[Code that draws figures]
------------------------

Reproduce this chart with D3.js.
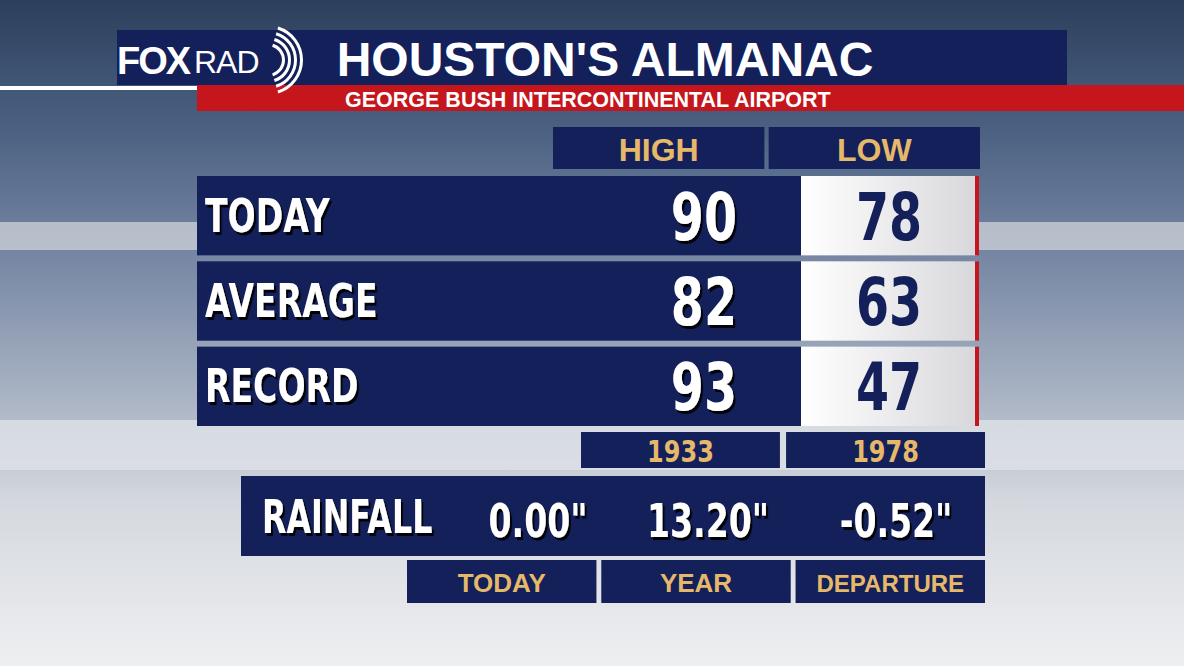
<!DOCTYPE html>
<html><head><meta charset="utf-8">
<script src="https://cdn.jsdelivr.net/npm/d3@7"></script>
<style>body{margin:0;overflow:hidden}svg{display:block}</style>
</head><body>
<script>
const rowLabels = ["TODAY","AVERAGE","RECORD"];
const highValues = [90,82,93];
const lowValues = [78,63,47];
const recordYears = ["1933","1978"];
const columnHeaders = ["HIGH","LOW"];
const rainLabels = ["TODAY","YEAR","DEPARTURE"];
const rainValues = ["0.00\"","13.20\"","-0.52\""];

const W=1184,H=666;
const svg=d3.select("body").append("svg").attr("width",W).attr("height",H);
const defs=svg.append("defs");
const bg=defs.append("linearGradient").attr("id","bg").attr("x1",0).attr("y1",0).attr("x2",0).attr("y2",1);
[[0,"#2c3f5c"],[0.2,"#4d6283"],[0.4,"#7a8aa6"],[0.6,"#aab4c4"],[0.75,"#d4d8de"],[1,"#eeeff1"]].forEach(s=>bg.append("stop").attr("offset",s[0]).attr("stop-color",s[1]));
const cell=defs.append("linearGradient").attr("id","cell").attr("x1",0).attr("y1",0).attr("x2",1).attr("y2",0);
cell.append("stop").attr("offset",0).attr("stop-color","#ffffff");
cell.append("stop").attr("offset",1).attr("stop-color","#d8d8dc");
const sh=defs.append("filter").attr("id","sh");
sh.append("feDropShadow").attr("dx",3).attr("dy",3).attr("stdDeviation",0.5).attr("flood-color","#000").attr("flood-opacity",0.9);

svg.append("rect").attr("width",W).attr("height",H).attr("fill","url(#bg)");
svg.append("rect").attr("x",0).attr("y",222).attr("width",W).attr("height",28).attr("fill","#c9ced6").attr("opacity",0.8);
svg.append("rect").attr("x",0).attr("y",420).attr("width",W).attr("height",50).attr("fill","#dfe2e7").attr("opacity",0.8);

const navy="#13205a", gold="#e6b86a", red="#c4161c";
const wide="'Liberation Sans','DejaVu Sans',Arial,sans-serif";
const cfont="'DejaVu Sans',sans-serif";

function ctext(x,y,size,anchor,txt,fill,shadow,sx){
  const t=svg.append("text").attr("transform",`translate(${x},${y}) scale(${sx||0.72},1)`)
    .attr("text-anchor",anchor).attr("font-family",cfont).attr("font-weight","bold")
    .attr("font-size",size).attr("fill",fill).text(txt);
  if(shadow) t.attr("filter","url(#sh)");
  return t;
}

svg.append("rect").attr("x",117).attr("y",30).attr("width",950).attr("height",55).attr("fill",navy);
svg.append("rect").attr("x",0).attr("y",86).attr("width",198).attr("height",4).attr("fill","#fff");
svg.append("rect").attr("x",197).attr("y",85).attr("width",W-197).attr("height",26).attr("fill",red);
svg.append("text").attr("x",117).attr("y",74).attr("font-family",wide).attr("font-weight","bold").attr("font-size",38).attr("fill","#fff").attr("letter-spacing",-2).text("FOX");
svg.append("text").attr("x",194).attr("y",73).attr("font-family",wide).attr("font-size",32).attr("fill","#fff").attr("letter-spacing",-1).text("RAD");
[14,20,26,32].forEach(r=>svg.append("path").attr("d",d3.arc()({innerRadius:r,outerRadius:r+3,startAngle:0.3,endAngle:Math.PI-0.3})).attr("transform","translate(268,60)").attr("fill","#fff"));
svg.append("text").attr("x",605).attr("y",76).attr("text-anchor","middle").attr("font-family",wide).attr("font-weight","bold").attr("font-size",48).attr("fill","#fff").text("HOUSTON'S ALMANAC");
svg.append("text").attr("x",345).attr("y",107).attr("font-family",wide).attr("font-weight","bold").attr("font-size",21.5).attr("fill","#fff").text("GEORGE BUSH INTERCONTINENTAL AIRPORT");

const col=d3.scaleBand().domain(columnHeaders).range([553,980]).paddingInner(0.02);
columnHeaders.forEach(d=>{
  svg.append("rect").attr("x",col(d)).attr("y",127).attr("width",col.bandwidth()).attr("height",42).attr("fill",navy);
  svg.append("text").attr("x",col(d)+col.bandwidth()/2).attr("y",161).attr("text-anchor","middle").attr("font-family",wide).attr("font-weight","bold").attr("font-size",32).attr("fill",gold).text(d);
});

const row=d3.scaleBand().domain(rowLabels).range([176,426]).paddingInner(0.07);
rowLabels.forEach((lab,i)=>{
  const y=row(lab),h=row.bandwidth();
  svg.append("rect").attr("x",197).attr("y",y).attr("width",604).attr("height",h).attr("fill",navy);
  svg.append("rect").attr("x",801).attr("y",y).attr("width",176).attr("height",h).attr("fill","url(#cell)");
  svg.append("rect").attr("x",975).attr("y",y).attr("width",4).attr("height",h).attr("fill",red);
  ctext(205,y+h/2+16,46,"start",lab,"#fff",true,0.72);
  ctext(737,y+h/2+24,66,"end",highValues[i],"#fff",true);
  ctext(889,y+h/2+24,66,"middle",lowValues[i],navy,false);
});

const yr=d3.scaleBand().domain(recordYears).range([581,985]).paddingInner(0.03);
recordYears.forEach(d=>{
  svg.append("rect").attr("x",yr(d)).attr("y",432).attr("width",yr.bandwidth()).attr("height",36).attr("fill",navy);
  ctext(yr(d)+yr.bandwidth()/2,462,30,"middle",d,gold,false,0.8);
});

svg.append("rect").attr("x",241).attr("y",476).attr("width",744).attr("height",80).attr("fill",navy);
ctext(262,533,46,"start","RAINFALL","#fff",true,0.69);
const rc=[538,708,896];
rainValues.forEach((v,i)=>ctext(rc[i],537,46,"middle",v,"#fff",true,0.72));
const rb=d3.scaleBand().domain(rainLabels).range([407,985]).paddingInner(0.025);
rainLabels.forEach(d=>{
  svg.append("rect").attr("x",rb(d)).attr("y",560).attr("width",rb.bandwidth()).attr("height",43).attr("fill",navy);
  svg.append("text").attr("x",rb(d)+rb.bandwidth()/2).attr("y",592).attr("text-anchor","middle").attr("font-family",wide).attr("font-weight","bold").attr("font-size",d==="DEPARTURE"?24:26).attr("fill",gold).text(d);
});
</script>
</body></html>
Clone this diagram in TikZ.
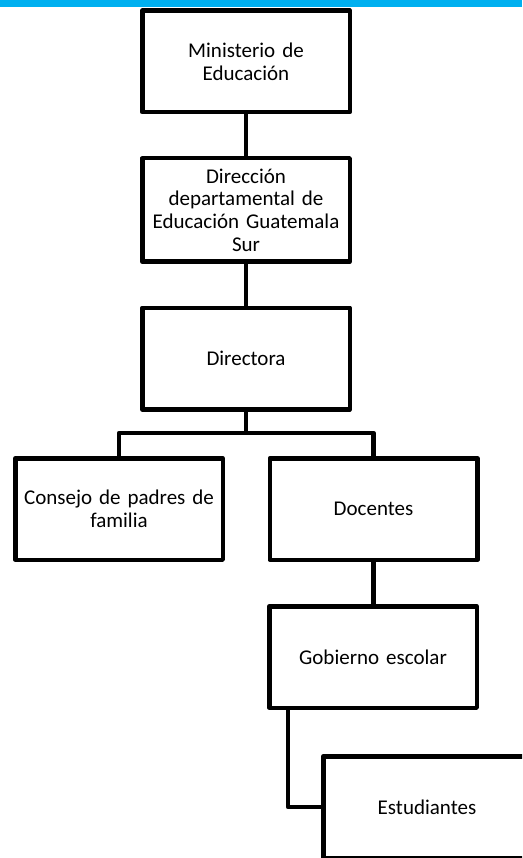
\documentclass[tikz,border=0pt]{standalone}
\usepackage{fontspec}
\setmainfont{Carlito}
\definecolor{topblue}{HTML}{00B0F0}
\begin{document}
\begin{tikzpicture}[x=1pt,y=-1pt,
  orgbox/.style={draw=black, line width=4.5pt, line join=round, fill=white,
    minimum width=207.5pt, minimum height=101.5pt, text width=200pt, align=center,
    inner sep=0pt, font=\fontsize{21}{22.7}\selectfont},
  link/.style={draw=black, line width=4.5pt, line join=round}]
\useasboundingbox (0,0) rectangle (522,858);
\clip (0,0) rectangle (522,858);
\fill[topblue] (0,0) rectangle (522,7.3);
\node[orgbox] (m) at (246,61.5) {Ministerio de\\Educación};
\node[orgbox, minimum height=103.5pt] (dd) at (246,210) {Dirección\\departamental de\\Educación Guatemala\\Sur};
\node[orgbox] (d) at (246,358.5) {Directora};
\node[orgbox] (c) at (119,509) {Consejo de padres de\\familia};
\node[orgbox] (doc) at (373.5,509) {Docentes};
\node[orgbox] (g) at (373,657) {Gobierno escolar};
\node[orgbox] (e) at (427,807) {Estudiantes};
\draw[link] (m.south) -- (dd.north);
\draw[link] (dd.south) -- (d.south |- dd.south) -- (d.north);
\coordinate (br) at (246,433);
\draw[link] (d.south) -- (br);
\draw[link] (c.north) |- (br) -| (doc.north);
\draw[link] (doc.south) -- (doc.south |- g.north);
\draw[link] (g.south west) ++(21,0) |- (e.west);
\end{tikzpicture}
\end{document}
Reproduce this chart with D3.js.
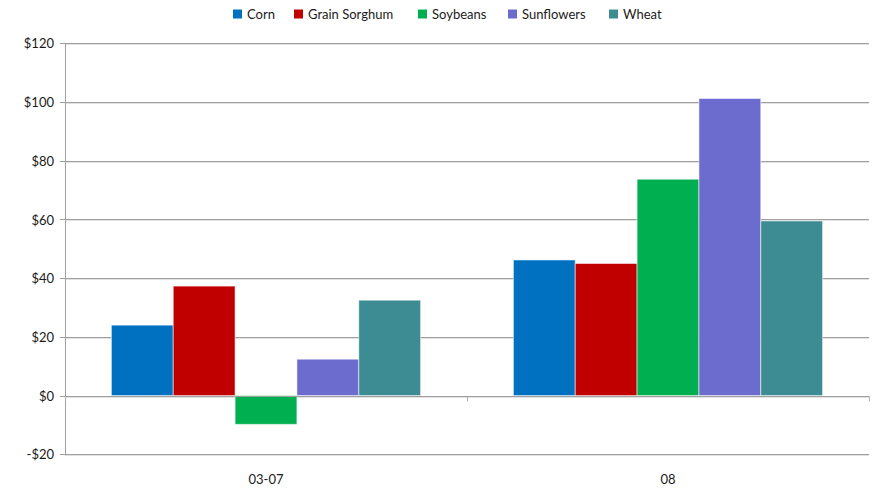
<!DOCTYPE html>
<html><head><meta charset="utf-8">
<script src="https://cdn.jsdelivr.net/npm/d3@7"></script>
<style>body{margin:0;background:#fff}svg{display:block;font-family:Lato,"Open Sans",sans-serif}</style>
</head><body><svg id="c" width="880" height="492"></svg>
<script>
const categories = ["03-07", "08"];
const seriesNames = ["Corn", "Grain Sorghum", "Soybeans", "Sunflowers", "Wheat"];
const seriesColors = ["#0070C0", "#C00000", "#00B050", "#6C6CCE", "#3E8C93"];
const corn = [24, 46.2];
const grainSorghum = [37.3, 45];
const soybeans = [-9.8, 73.7];
const sunflowers = [12.4, 101.2];
const wheat = [32.5, 59.5];
const yTicks = [-20, 0, 20, 40, 60, 80, 100, 120];
const seriesValues = [corn, grainSorghum, soybeans, sunflowers, wheat];

const svg = d3.select("#c");
const L = 65, R = 869, T = 43.3, B = 454.3;
const y = d3.scaleLinear().domain([-20, 120]).range([B, T]);
const x0 = d3.scaleBand().domain(categories).range([L, R]).paddingInner(0).paddingOuter(0);
const x1 = d3.scaleBand().domain(seriesNames).range([0, x0.bandwidth()]).paddingInner(0).paddingOuter(0.75);

// gridlines
const g = svg.append("g");
yTicks.forEach(t => {
  const yy = Math.round(y(t));
  g.append("line").attr("x1", L - 5).attr("x2", R).attr("y1", yy + 0.5).attr("y2", yy + 0.5).attr("stroke", "#a0a0a0").attr("stroke-width", 1);
  g.append("line").attr("x1", L).attr("x2", R).attr("y1", yy + 1.5).attr("y2", yy + 1.5).attr("stroke", "#e2e2e2").attr("stroke-width", 1);
});
// y axis line
g.append("line").attr("x1", L + 0.5).attr("x2", L + 0.5).attr("y1", T).attr("y2", B + 1).attr("stroke", "#a0a0a0");

// y labels
const yAxis = d3.axisLeft(y).tickValues(yTicks).tickSize(0).tickPadding(0)
  .tickFormat(d => (d < 0 ? "-$" : "$") + Math.abs(d));
const ya = svg.append("g").attr("transform", `translate(${L - 11},0)`).call(yAxis);
ya.select(".domain").remove();
ya.selectAll("text").attr("font-size", 13).attr("fill", "#1a1a1a").attr("font-family", "Lato,sans-serif").attr("dy", "0.35em");

// bars
seriesNames.forEach((s, i) => {
  svg.append("g").selectAll("rect").data(seriesValues[i]).join("rect")
    .attr("x", (d, j) => x0(categories[j]) + x1(s))
    .attr("width", x1.bandwidth())
    .attr("y", d => y(Math.max(0, d)))
    .attr("height", d => Math.abs(y(d) - y(0)))
    .attr("fill", seriesColors[i])
    .attr("stroke", "rgba(255,255,255,0.55)").attr("stroke-width", 1);
});

// zero line on top
const zy = Math.round(y(0)) + 0.5;
svg.append("line").attr("x1", L).attr("x2", R).attr("y1", zy).attr("y2", zy).attr("stroke", "#a0a0a0");
// category ticks
[L, x0("08"), R].forEach(xx => {
  svg.append("line").attr("x1", Math.round(xx) + 0.5).attr("x2", Math.round(xx) + 0.5).attr("y1", zy).attr("y2", zy + 5).attr("stroke", "#b0b0b0");
});

// x labels
const xAxis = d3.axisBottom(x0).tickSize(0).tickPadding(0);
const xa = svg.append("g").attr("transform", `translate(0,${B + 25})`).call(xAxis);
xa.select(".domain").remove();
xa.selectAll("text").attr("font-size", 13).attr("fill", "#1a1a1a").attr("font-family", "Lato,sans-serif").attr("dy", "0.35em");

// legend
const lg = svg.append("g");
const legendStarts = [233, 294, 418, 508, 609];
seriesNames.forEach((s, i) => {
  const lx = legendStarts[i];
  lg.append("rect").attr("x", lx).attr("y", 9.5).attr("width", 9).attr("height", 9).attr("fill", seriesColors[i]);
  lg.append("text").attr("x", lx + 14).attr("y", 14).attr("dy", "0.35em").attr("font-size", 13).attr("fill", "#1a1a1a").text(s);
});
</script></body></html>
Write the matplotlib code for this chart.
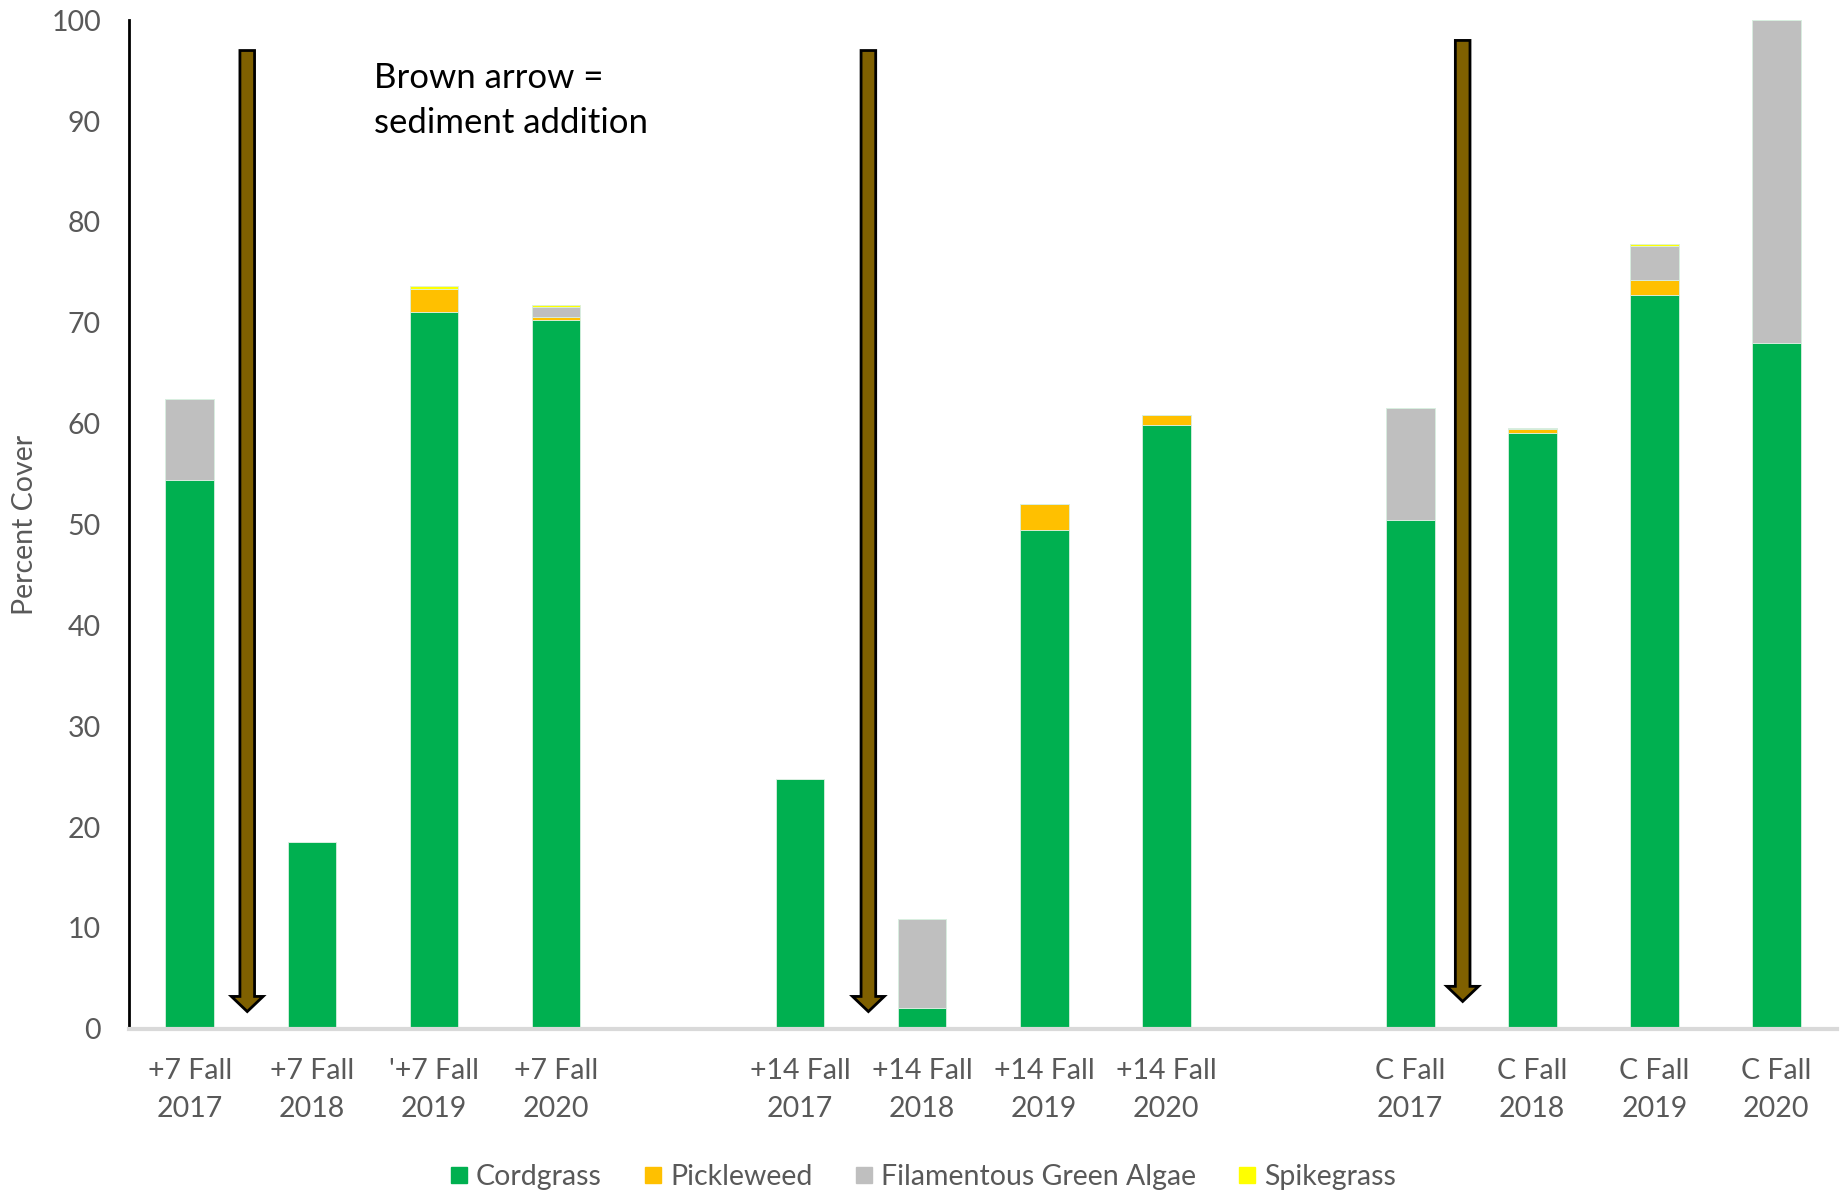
import numpy as np
from matplotlib import pyplot as plt
from matplotlib.lines import Line2D

plt.rcParams['font.family'] = ['Lato', 'DejaVu Sans']

sites = ['+7', '+14', 'C']
years = ['2017', '2018', '2019', '2020']
labels = ['+7 Fall\n2017', '+7 Fall\n2018', "'+7 Fall\n2019", '+7 Fall\n2020',
          '+14 Fall\n2017', '+14 Fall\n2018', '+14 Fall\n2019', '+14 Fall\n2020',
          'C Fall\n2017', 'C Fall\n2018', 'C Fall\n2019', 'C Fall\n2020']

cordgrass  = [54.4, 18.5, 71.1, 70.3, 24.8, 2.1, 49.5, 59.9, 50.4, 59.1, 72.8, 68.0]
pickleweed = [0.0, 0.0, 2.3, 0.3, 0.0, 0.0, 2.5, 1.0, 0.0, 0.4, 1.4, 0.0]
algae      = [8.0, 0.0, 0.0, 1.0, 0.0, 8.8, 0.0, 0.0, 11.2, 0.1, 3.4, 32.0]
spikegrass = [0.0, 0.0, 0.2, 0.2, 0.0, 0.0, 0.0, 0.0, 0.0, 0.0, 0.2, 0.0]

series = [('Cordgrass', cordgrass, '#00B050'),
          ('Pickleweed', pickleweed, '#FFC000'),
          ('Filamentous Green Algae', algae, '#BFBFBF'),
          ('Spikegrass', spikegrass, '#FFFF00')]

# sediment addition arrows: x, top, tip
arrows = [(0.47, 97.0, 1.7), (5.56, 97.0, 1.7), (10.43, 98.0, 2.7)]

# one empty slot between site groups
x = np.array([g * (len(years) + 1) + j for g in range(len(sites)) for j in range(len(years))])

fig = plt.figure(figsize=(18.41, 11.92), dpi=100)
ax = fig.add_axes([0.070, 0.137, 0.928, 0.846])

bottom = np.zeros(len(x))
for name, vals, col in series:
    vals = np.array(vals)
    ax.bar(x, vals, width=0.40, bottom=bottom, color=col, edgecolor='#d8efe0',
           linewidth=0.6, label=name)
    bottom += vals

for ax_x, top, tip in arrows:
    ax.arrow(ax_x, top, 0, tip - top, width=0.12, head_width=0.26, head_length=1.5,
             length_includes_head=True, fc='#7F6000', ec='black', lw=2, zorder=5)

ax.text(1.51, 92.0, 'Brown arrow =\nsediment addition', fontsize=25, ha='left', va='center',
        linespacing=1.5, color='black')

ax.set_xlim(-0.5, x[-1] + 0.5)
ax.set_ylim(0, 100)
ax.set_yticks(range(0, 101, 10))
ax.set_xticks(x)
ax.set_xticklabels(labels, linespacing=1.58)
ax.tick_params(axis='both', length=0, labelsize=20.5, labelcolor='#595959')
ax.tick_params(axis='y', pad=20)
ax.tick_params(axis='x', pad=21)

for s in ['top', 'right']:
    ax.spines[s].set_visible(False)
ax.spines['left'].set_color('black')
ax.spines['left'].set_linewidth(2)
ax.spines['bottom'].set_color('#D9D9D9')
ax.spines['bottom'].set_linewidth(3)

ax.set_ylabel('Percent Cover', fontsize=20.5, color='#595959')
ax.yaxis.set_label_coords(-0.053, 0.5)

handles = [Line2D([], [], marker='s', linestyle='none', markersize=11, color=col)
           for _, _, col in series]
fig.legend(handles, [n for n, _, _ in series], loc='center', bbox_to_anchor=(0.5, 0.013),
           ncol=4, frameon=False, fontsize=20.5, labelcolor='#595959', handletextpad=0.1,
           columnspacing=1.3, handlelength=1.0)

plt.savefig('out.png')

------------------------

● **Exercise prompt**: Skip all pictures and retype only the stretch from the line that holds "Write the matplotlib code for this chart." through the line that holds "Fall\n2019', 'C Fall\n2020']", exactly as written.

● **Correct response**:
Write the matplotlib code for this chart.
import numpy as np
from matplotlib import pyplot as plt
from matplotlib.lines import Line2D

plt.rcParams['font.family'] = ['Lato', 'DejaVu Sans']

sites = ['+7', '+14', 'C']
years = ['2017', '2018', '2019', '2020']
labels = ['+7 Fall\n2017', '+7 Fall\n2018', "'+7 Fall\n2019", '+7 Fall\n2020',
          '+14 Fall\n2017', '+14 Fall\n2018', '+14 Fall\n2019', '+14 Fall\n2020',
          'C Fall\n2017', 'C Fall\n2018', 'C Fall\n2019', 'C Fall\n2020']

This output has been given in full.